Hybrid learning mechanisms under a neural control network for various walking speed generation of a quadruped robot

Abstract

Legged robots that can instantly change motor patterns at different walking speeds are useful and can accomplish various tasks efficiently. However, state-of-the-art control methods either are difficult to develop or require long training times. In this study, we present a comprehensible neural control framework to integrate probability-based black-box optimization (PIBB) and supervised learning for robot motor pattern generation at various walking speeds. The control framework structure is based on a combination of a central pattern generator (CPG), a radial basis function (RBF) -based premotor network and a hypernetwork, resulting in a so-called neural CPG-RBF-hyper control network. First, the CPG-driven RBF network, acting as a complex motor pattern generator, was trained to learn policies (multiple motor patterns) for different speeds using PIBB. We also introduce an incremental learning strategy to avoid local optima.
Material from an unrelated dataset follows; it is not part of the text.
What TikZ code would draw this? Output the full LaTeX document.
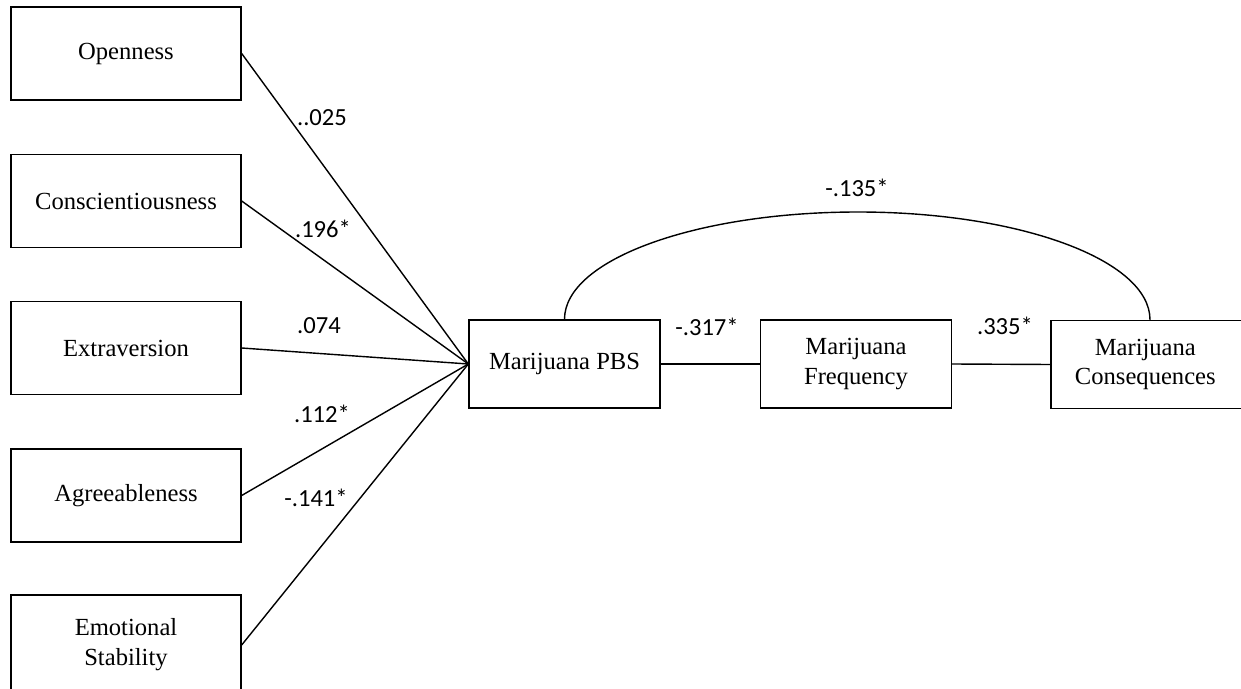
\documentclass[tikz,border=0pt]{standalone}
\usepackage{fontspec}
\setmainfont{Liberation Serif}
\newfontfamily\calib{Carlito}
\begin{document}
\begin{tikzpicture}[x=0.02cm, y=-0.02cm, line width=0.8pt,
    box/.style={draw, rectangle, align=center, inner sep=0pt, font=\fontsize{14}{17}\selectfont},
    trait/.style={box, minimum width=4.6cm, minimum height=1.86cm},
    outcome/.style={box, minimum width=3.82cm, minimum height=1.76cm},
    coef/.style={inner sep=0pt, font=\calib\fontsize{14}{17}\selectfont}]
  \useasboundingbox (0,0) rectangle (1241,689);
  % personality traits
  \node[trait] (open) at (126,53.5) {Openness};
  \node[trait] (consc) at (126,201) {Conscientiousness};
  \node[trait] (extra) at (126,348) {Extraversion};
  \node[trait] (agree) at (126,495.5) {Agreeableness};
  \node[trait, minimum height=2cm] (emo) at (126,645) {Emotional\\Stability};
  % marijuana outcomes
  \node[outcome] (pbs) at (564.5,364) {Marijuana PBS};
  \node[outcome] (freq) at (856,364) {Marijuana\\Frequency};
  \node[outcome, minimum width=4.3cm] (cons) at (1158.5,364.5) {\hspace*{-15pt}Marijuana\\\hspace*{-15pt}Consequences};
  \coordinate (arctop) at (858,212);
  \draw (open.east) -- (pbs.west);
  \draw (consc.east) -- (pbs.west);
  \draw (extra.east) -- (pbs.west);
  \draw (agree.east) -- (pbs.west);
  \draw (emo.east) -- (pbs.west);
  \draw (pbs) -- (freq);
  \draw (freq.east) -- (cons.west);
  \draw (pbs.north) .. controls +(0,-60) and +(-161,0) .. (arctop)
    .. controls +(161,0) and +(0,-60) .. ([xshift=-0.17cm]cons.north);
  % path coefficients
  \node[coef] (c-open) at (322,118) {..025};
  \node[coef] (c-consc) at (323,229) {.196*};
  \node[coef] (c-extra) at (319,326) {.074};
  \node[coef] (c-agree) at (322,414) {.112*};
  \node[coef] (c-emo) at (316,498) {-.141*};
  \node[coef] (c-freq) at (707,327) {-.317*};
  \node[coef] (c-cons) at (1005,326) {.335*};
  \node[coef] (c-arc) at (857,188) {-.135*};
\end{tikzpicture}
\end{document}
Second, the hypernetwork, which acts as a task/behavior to control parameter mapping, was trained using supervised learning. It creates a mapping between the internal CPG frequency (reflecting the walking speed) and motor behavior. This map represents the prior knowledge of the robot, which contains the optimal motor joint patterns at various CPG frequencies. Finally, when a user-defined robot walking frequency or speed is provided, the hypernetwork generates the corresponding policy for the CPG-RBF network. The result is a versatile locomotion controller which enables a quadruped robot to perform stable and robust walking at different speeds without sensory feedback. The policy of the controller was trained in the simulation (less than 1 h) and capable of transferring to a real robot. The generalization ability of the controller was demonstrated by testing the CPG frequencies that were not encountered during training.